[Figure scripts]
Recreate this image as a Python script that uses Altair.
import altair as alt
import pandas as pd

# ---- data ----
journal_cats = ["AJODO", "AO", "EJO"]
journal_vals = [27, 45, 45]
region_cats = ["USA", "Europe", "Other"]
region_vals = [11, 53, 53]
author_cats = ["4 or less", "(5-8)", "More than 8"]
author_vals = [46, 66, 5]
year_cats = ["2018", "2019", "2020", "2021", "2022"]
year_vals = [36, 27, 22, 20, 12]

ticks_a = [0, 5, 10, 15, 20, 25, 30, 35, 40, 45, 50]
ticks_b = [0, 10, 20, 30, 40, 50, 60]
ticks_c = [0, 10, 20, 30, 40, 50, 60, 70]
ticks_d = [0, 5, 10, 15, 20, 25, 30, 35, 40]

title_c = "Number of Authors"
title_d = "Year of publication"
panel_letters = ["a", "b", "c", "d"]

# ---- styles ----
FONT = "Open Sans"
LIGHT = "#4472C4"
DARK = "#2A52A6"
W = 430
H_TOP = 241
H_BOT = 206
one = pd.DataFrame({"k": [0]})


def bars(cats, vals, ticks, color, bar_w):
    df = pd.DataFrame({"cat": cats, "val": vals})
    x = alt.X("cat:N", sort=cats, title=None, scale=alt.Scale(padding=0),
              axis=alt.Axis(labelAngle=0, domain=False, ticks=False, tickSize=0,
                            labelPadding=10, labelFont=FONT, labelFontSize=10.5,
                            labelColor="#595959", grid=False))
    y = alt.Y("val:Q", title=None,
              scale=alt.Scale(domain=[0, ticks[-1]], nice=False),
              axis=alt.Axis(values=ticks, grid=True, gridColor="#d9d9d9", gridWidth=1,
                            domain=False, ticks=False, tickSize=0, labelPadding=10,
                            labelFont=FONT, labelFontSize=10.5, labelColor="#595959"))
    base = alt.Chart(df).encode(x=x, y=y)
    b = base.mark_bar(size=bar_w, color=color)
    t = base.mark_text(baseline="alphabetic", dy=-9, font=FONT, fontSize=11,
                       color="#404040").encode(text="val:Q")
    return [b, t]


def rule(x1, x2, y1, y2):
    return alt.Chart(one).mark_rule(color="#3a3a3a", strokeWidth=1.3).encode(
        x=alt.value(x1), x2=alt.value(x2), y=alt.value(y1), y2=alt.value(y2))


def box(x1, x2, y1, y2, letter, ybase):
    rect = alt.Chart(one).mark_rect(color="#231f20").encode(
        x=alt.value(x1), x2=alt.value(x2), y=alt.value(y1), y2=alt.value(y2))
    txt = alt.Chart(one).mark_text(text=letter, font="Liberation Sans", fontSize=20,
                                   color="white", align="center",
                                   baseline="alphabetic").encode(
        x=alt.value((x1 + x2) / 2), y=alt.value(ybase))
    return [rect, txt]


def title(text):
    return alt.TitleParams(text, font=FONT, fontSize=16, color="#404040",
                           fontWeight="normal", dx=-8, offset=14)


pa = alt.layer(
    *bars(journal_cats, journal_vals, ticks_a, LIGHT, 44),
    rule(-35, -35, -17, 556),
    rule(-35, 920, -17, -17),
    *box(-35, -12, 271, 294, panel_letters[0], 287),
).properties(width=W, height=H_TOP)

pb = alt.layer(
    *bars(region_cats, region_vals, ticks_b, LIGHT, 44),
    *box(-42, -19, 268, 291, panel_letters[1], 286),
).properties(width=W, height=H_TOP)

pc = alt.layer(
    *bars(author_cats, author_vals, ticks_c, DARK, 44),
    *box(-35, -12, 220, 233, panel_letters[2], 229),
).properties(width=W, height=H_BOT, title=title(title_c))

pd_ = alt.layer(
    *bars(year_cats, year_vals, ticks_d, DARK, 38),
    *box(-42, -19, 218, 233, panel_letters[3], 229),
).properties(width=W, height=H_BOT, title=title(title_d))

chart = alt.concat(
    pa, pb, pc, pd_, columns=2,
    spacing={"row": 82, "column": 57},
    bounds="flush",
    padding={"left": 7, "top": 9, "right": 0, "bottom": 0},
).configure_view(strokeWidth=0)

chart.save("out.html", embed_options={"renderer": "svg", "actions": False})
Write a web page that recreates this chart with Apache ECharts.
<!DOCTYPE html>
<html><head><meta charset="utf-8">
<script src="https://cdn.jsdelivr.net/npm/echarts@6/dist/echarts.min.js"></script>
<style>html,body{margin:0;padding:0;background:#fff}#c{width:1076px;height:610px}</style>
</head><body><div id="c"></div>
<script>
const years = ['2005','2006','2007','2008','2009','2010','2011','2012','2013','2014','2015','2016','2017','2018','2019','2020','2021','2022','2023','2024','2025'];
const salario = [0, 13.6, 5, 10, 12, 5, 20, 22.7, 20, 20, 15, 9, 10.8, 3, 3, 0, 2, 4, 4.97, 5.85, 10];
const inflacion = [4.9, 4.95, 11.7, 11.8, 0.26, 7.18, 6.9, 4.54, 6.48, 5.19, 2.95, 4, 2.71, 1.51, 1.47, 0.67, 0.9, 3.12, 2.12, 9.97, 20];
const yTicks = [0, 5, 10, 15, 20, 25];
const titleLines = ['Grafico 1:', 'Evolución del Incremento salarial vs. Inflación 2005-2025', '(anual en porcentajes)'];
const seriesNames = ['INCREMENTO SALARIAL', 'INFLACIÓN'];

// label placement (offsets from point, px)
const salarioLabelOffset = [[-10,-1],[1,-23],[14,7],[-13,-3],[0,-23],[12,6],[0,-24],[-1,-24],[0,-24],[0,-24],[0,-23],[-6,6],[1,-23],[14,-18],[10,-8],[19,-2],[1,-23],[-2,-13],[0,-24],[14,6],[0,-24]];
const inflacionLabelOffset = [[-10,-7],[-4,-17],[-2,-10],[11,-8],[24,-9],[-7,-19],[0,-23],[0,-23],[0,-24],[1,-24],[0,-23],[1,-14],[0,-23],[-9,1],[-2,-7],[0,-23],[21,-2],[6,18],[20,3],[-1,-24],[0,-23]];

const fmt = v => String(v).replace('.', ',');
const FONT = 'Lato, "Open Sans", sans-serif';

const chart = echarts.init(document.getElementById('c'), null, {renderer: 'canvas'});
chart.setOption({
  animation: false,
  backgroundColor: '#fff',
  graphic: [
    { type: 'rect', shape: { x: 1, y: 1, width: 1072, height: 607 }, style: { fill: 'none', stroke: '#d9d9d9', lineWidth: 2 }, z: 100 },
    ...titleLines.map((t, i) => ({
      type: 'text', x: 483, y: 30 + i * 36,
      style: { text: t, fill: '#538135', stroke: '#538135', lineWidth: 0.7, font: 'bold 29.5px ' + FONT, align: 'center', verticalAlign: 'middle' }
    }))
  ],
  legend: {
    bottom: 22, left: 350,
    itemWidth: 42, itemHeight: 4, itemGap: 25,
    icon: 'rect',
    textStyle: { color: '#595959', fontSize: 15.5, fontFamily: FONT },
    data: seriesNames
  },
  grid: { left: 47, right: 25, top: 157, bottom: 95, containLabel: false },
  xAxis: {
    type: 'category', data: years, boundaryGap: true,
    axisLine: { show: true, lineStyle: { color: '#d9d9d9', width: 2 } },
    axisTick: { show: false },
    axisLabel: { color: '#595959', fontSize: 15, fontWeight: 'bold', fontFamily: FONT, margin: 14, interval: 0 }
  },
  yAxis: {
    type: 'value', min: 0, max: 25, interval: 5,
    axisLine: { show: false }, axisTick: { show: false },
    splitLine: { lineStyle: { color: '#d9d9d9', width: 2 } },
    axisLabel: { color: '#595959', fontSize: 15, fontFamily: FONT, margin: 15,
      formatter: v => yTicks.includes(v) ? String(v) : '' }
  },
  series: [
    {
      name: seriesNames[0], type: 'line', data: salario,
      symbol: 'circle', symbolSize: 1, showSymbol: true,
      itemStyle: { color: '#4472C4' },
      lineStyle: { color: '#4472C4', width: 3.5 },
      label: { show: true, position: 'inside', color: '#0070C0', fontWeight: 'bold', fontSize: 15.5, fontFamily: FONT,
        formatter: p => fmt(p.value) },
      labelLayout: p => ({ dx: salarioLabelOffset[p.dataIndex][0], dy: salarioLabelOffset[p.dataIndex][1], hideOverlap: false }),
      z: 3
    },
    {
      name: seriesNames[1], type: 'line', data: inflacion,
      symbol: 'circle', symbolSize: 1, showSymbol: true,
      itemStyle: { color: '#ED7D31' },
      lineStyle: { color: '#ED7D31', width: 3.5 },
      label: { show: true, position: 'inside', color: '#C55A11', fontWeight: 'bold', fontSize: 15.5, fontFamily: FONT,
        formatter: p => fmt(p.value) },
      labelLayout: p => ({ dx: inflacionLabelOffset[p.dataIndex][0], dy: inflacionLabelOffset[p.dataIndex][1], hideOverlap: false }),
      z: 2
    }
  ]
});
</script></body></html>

:: Written request ::
All lines from the beginning of the material above through the one with "import pandas as pd" need to be returned exactly; please return those and only those.

:: Task output ::
Recreate this image as a Python script that uses Altair.
import altair as alt
import pandas as pd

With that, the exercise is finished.